Prompt
Starting at the line containing "Write a Python" and ending at the line containing "import matplotlib.transforms as mtrans", reproduce each line exactly as written, with both end lines included and all pictures omitted.

Data provided
* * * * * * *
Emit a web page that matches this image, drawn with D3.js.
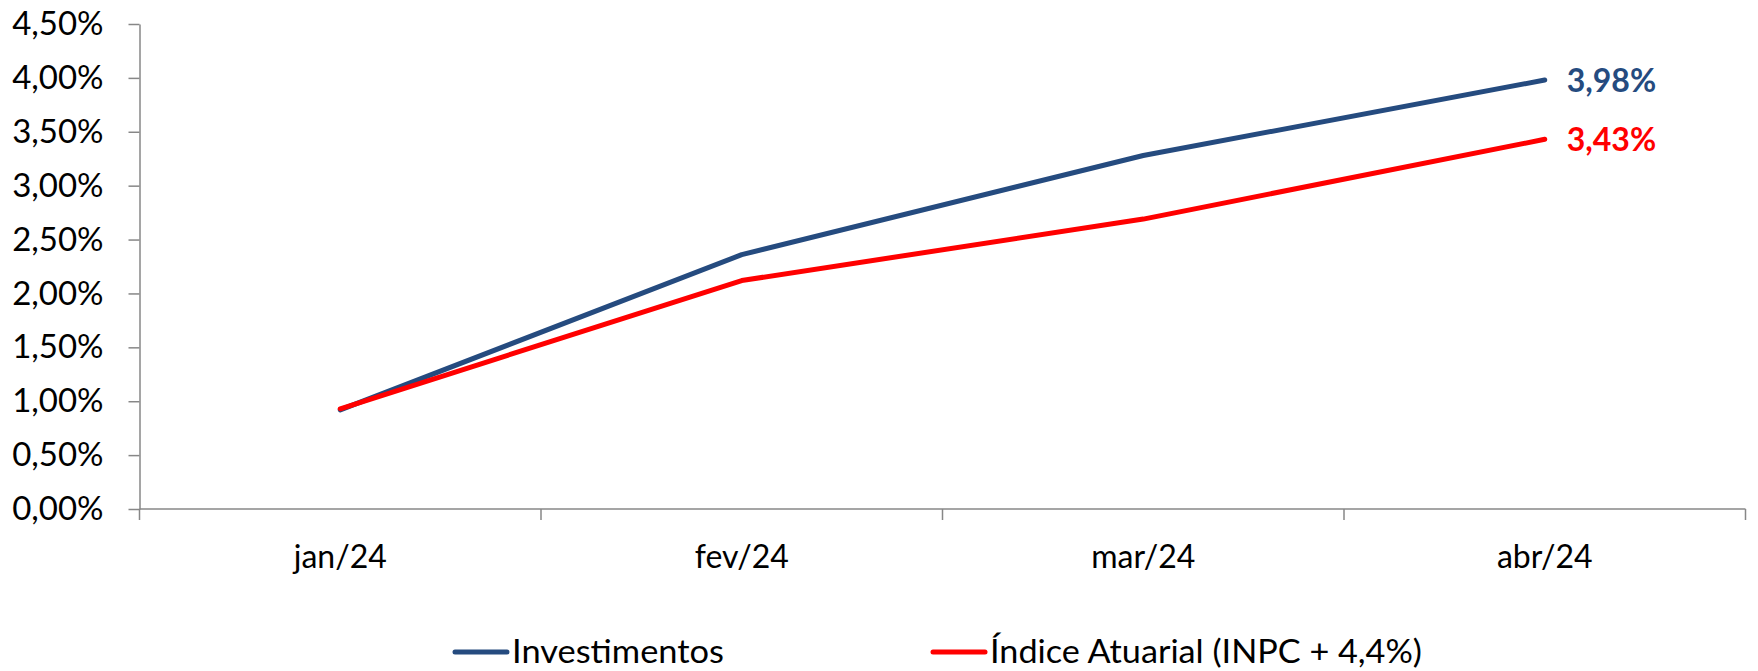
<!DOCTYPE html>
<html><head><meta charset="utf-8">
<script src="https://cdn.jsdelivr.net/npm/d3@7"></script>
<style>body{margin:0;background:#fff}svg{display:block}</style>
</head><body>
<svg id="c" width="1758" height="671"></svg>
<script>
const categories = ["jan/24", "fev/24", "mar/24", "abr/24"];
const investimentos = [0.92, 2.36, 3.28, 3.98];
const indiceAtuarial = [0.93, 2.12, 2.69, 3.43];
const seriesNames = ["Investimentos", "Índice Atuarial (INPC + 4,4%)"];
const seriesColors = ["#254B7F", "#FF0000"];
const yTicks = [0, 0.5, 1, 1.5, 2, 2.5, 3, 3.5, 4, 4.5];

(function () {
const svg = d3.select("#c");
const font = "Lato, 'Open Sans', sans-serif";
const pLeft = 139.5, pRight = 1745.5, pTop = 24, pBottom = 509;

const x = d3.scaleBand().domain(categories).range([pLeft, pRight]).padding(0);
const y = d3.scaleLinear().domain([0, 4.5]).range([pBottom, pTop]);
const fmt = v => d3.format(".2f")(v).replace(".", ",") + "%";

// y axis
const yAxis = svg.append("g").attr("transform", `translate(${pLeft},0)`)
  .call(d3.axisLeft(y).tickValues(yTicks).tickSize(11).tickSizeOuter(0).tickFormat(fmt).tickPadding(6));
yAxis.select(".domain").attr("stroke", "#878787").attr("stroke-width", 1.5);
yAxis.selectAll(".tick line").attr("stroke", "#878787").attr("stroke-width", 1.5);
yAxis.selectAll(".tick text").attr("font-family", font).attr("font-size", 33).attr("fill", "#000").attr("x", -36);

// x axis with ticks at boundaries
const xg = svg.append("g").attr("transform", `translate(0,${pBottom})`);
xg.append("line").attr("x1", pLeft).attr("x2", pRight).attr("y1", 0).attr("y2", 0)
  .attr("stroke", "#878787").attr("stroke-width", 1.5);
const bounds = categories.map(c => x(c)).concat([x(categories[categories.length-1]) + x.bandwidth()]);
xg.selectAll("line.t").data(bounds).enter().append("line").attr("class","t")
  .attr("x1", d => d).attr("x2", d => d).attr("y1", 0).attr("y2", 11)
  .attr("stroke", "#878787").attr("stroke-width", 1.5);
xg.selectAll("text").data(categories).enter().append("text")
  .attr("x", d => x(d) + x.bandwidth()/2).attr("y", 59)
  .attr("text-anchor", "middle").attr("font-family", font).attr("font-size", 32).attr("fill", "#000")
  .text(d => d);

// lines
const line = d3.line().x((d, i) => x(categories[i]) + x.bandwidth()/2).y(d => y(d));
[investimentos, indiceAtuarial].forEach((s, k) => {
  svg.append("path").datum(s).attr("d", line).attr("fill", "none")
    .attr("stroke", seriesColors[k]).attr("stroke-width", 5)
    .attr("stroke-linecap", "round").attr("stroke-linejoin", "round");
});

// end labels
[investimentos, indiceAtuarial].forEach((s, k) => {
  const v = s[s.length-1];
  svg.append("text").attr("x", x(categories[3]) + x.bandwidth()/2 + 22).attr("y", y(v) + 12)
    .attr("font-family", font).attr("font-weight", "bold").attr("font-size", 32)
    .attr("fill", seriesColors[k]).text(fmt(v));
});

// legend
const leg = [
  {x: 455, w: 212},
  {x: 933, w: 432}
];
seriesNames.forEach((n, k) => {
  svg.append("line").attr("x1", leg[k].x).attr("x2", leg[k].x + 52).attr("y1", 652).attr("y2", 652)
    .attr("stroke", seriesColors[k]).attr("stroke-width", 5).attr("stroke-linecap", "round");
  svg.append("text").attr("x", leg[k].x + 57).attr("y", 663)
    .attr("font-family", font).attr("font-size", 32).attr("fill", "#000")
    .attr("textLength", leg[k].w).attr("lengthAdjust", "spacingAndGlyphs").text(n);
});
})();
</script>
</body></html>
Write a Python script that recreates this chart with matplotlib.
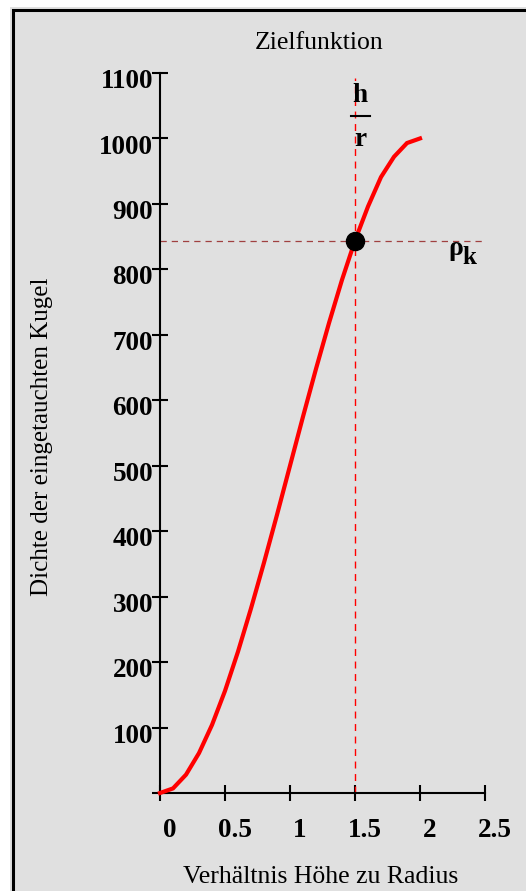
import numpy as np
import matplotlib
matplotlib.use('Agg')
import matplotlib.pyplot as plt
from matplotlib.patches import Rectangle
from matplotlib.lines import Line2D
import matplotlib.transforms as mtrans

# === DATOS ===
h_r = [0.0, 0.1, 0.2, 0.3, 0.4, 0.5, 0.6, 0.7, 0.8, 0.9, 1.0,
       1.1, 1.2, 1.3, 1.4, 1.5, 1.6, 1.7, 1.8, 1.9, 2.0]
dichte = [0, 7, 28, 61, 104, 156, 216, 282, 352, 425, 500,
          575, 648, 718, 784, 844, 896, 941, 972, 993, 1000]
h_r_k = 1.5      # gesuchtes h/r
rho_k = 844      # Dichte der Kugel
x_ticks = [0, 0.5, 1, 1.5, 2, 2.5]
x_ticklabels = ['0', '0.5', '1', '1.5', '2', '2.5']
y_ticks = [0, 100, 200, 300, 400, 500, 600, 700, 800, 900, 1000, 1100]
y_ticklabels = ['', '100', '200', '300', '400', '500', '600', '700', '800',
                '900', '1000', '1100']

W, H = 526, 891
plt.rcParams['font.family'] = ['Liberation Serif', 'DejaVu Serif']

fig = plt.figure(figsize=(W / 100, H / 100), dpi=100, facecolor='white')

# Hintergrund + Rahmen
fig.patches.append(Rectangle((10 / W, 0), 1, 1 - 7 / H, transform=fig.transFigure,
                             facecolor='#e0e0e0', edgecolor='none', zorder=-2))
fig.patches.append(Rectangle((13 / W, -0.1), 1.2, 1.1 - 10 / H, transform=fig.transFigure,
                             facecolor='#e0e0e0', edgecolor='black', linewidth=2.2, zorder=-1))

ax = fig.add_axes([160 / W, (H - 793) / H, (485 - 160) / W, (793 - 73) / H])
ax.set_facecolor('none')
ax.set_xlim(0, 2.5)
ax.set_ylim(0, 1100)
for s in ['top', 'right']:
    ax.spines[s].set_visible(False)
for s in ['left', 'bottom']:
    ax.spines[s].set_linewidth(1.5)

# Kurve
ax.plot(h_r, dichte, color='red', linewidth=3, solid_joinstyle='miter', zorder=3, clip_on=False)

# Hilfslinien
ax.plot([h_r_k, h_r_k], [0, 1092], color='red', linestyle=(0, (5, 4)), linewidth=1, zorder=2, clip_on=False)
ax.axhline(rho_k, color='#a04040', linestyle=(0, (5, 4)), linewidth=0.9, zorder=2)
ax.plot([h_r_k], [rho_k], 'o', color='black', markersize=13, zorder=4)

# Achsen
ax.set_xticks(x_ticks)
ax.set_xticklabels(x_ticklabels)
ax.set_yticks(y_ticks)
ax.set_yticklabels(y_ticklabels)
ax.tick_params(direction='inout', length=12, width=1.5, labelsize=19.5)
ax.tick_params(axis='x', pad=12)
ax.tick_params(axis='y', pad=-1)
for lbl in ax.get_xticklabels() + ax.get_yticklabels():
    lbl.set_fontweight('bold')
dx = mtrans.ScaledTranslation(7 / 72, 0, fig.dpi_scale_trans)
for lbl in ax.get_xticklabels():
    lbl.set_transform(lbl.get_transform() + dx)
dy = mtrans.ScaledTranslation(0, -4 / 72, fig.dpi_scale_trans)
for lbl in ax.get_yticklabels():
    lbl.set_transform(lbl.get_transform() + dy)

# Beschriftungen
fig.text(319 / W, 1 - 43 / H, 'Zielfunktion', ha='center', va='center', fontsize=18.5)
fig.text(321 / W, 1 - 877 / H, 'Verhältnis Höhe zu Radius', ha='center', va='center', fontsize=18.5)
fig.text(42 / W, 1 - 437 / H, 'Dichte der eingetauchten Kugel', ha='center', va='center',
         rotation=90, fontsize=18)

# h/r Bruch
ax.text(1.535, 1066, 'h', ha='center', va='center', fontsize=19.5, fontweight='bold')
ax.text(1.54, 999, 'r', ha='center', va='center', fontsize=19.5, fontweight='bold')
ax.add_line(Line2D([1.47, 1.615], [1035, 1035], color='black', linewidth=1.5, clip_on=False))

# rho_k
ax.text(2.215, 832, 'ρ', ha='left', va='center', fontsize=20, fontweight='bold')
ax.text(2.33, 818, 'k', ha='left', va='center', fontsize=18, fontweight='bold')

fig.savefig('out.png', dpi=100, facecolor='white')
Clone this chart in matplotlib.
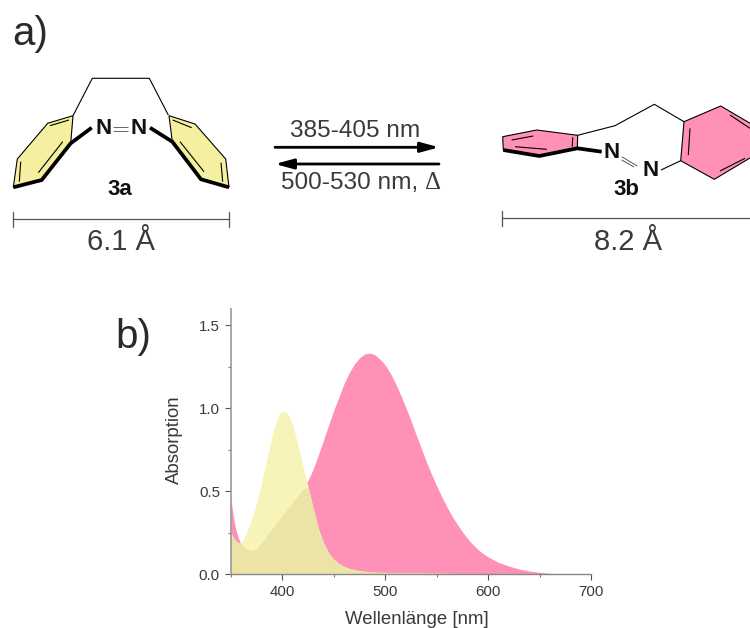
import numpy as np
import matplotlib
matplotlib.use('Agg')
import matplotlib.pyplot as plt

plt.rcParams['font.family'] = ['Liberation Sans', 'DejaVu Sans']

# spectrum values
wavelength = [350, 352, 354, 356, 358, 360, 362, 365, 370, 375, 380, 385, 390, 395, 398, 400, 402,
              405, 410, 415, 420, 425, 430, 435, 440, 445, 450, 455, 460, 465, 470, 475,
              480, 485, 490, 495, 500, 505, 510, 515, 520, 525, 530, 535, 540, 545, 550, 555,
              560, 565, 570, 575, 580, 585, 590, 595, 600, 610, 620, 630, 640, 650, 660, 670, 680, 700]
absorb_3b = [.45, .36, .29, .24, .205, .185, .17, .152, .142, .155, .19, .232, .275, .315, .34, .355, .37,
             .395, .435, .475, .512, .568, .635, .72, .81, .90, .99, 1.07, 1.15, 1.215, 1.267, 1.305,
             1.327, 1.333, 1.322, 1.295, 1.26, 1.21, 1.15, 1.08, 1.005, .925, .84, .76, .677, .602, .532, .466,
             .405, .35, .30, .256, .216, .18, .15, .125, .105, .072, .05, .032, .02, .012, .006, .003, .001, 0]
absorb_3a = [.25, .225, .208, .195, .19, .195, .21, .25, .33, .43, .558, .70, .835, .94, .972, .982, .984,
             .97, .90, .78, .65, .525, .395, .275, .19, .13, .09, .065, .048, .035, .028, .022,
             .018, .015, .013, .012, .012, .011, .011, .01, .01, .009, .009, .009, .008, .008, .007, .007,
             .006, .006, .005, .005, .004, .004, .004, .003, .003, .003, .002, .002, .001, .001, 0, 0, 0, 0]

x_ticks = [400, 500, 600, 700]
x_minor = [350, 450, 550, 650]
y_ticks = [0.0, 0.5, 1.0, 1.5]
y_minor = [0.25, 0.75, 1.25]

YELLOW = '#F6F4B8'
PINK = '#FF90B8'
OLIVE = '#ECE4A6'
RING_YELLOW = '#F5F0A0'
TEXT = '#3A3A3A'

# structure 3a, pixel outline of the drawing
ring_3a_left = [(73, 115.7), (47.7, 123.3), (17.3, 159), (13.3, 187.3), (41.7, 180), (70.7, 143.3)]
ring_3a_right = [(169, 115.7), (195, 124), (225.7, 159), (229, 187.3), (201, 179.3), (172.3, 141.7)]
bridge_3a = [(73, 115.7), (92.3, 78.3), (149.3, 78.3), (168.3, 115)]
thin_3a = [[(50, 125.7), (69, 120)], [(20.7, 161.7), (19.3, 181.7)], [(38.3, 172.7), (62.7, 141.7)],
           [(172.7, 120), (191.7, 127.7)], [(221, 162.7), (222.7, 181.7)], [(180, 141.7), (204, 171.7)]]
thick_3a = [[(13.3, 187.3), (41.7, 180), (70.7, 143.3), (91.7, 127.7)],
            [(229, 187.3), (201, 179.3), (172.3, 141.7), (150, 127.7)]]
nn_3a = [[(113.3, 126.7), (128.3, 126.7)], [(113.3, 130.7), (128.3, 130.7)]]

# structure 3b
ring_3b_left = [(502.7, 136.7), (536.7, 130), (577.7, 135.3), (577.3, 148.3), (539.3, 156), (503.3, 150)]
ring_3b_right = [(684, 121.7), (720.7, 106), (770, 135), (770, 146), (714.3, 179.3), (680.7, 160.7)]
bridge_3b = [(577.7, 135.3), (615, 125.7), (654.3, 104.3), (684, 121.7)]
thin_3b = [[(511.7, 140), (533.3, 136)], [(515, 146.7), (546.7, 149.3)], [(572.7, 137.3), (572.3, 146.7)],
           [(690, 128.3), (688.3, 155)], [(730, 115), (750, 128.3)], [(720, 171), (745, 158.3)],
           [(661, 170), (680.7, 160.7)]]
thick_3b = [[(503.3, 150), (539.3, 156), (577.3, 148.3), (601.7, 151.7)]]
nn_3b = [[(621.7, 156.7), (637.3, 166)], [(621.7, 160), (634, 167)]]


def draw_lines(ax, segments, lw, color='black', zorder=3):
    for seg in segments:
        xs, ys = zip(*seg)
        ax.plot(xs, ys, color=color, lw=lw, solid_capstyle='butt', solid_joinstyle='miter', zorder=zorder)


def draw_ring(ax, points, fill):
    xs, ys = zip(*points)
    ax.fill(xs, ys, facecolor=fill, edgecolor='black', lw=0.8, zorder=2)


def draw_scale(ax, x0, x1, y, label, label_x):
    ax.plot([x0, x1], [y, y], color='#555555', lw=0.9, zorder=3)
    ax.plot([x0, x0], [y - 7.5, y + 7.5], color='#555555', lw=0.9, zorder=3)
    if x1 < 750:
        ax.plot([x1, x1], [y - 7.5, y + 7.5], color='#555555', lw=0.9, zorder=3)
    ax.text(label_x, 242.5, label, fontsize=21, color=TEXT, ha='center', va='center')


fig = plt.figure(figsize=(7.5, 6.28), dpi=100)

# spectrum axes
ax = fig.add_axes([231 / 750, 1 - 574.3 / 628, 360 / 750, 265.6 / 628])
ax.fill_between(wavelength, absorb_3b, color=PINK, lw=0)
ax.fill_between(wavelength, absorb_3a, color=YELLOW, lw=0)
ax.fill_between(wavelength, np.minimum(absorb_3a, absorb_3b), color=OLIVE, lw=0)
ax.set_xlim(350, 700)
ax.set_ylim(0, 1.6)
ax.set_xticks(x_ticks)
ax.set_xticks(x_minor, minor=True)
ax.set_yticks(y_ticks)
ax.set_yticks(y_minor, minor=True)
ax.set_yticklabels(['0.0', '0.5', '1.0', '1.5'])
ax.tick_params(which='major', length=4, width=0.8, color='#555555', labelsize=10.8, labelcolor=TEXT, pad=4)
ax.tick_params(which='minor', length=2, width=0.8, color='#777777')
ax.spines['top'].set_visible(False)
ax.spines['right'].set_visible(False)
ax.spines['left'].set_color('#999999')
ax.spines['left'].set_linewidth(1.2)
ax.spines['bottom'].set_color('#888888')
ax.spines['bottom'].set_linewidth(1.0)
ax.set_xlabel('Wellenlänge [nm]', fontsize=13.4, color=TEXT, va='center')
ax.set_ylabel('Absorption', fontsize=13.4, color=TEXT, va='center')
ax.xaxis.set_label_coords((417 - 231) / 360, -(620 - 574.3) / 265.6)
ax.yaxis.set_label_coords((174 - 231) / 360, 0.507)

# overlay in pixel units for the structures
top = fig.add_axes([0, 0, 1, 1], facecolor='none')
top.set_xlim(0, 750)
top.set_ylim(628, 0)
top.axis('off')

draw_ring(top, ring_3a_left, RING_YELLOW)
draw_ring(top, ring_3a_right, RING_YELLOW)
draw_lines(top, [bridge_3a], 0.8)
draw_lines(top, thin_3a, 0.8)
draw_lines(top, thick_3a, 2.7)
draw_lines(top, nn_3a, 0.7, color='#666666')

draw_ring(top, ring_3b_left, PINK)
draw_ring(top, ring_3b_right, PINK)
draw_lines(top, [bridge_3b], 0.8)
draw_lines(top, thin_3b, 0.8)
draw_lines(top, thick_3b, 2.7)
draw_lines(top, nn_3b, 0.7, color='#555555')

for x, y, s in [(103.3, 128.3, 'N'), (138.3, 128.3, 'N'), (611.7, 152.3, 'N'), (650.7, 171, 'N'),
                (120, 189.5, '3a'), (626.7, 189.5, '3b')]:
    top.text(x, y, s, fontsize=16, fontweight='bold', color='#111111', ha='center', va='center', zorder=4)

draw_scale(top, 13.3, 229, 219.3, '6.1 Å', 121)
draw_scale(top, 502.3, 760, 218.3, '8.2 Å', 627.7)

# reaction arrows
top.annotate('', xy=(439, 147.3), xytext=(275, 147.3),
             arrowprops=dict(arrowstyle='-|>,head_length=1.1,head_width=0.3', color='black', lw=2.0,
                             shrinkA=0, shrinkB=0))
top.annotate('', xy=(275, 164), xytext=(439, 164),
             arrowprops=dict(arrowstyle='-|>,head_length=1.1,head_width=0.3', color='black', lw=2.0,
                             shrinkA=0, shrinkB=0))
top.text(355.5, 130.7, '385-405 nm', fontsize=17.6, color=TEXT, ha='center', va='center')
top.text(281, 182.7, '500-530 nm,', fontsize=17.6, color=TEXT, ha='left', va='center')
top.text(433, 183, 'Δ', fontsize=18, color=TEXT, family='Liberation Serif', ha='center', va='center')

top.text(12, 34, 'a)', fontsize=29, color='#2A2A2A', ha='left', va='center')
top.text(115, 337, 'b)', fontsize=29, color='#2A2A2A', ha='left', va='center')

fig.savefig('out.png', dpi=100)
* * * * * * *
Written solution
Write a Python script that recreates this chart with matplotlib.
import numpy as np
import matplotlib
matplotlib.use('Agg')
import matplotlib.pyplot as plt
from matplotlib.patches import Rectangle
from matplotlib.lines import Line2D
import matplotlib.transforms as mtrans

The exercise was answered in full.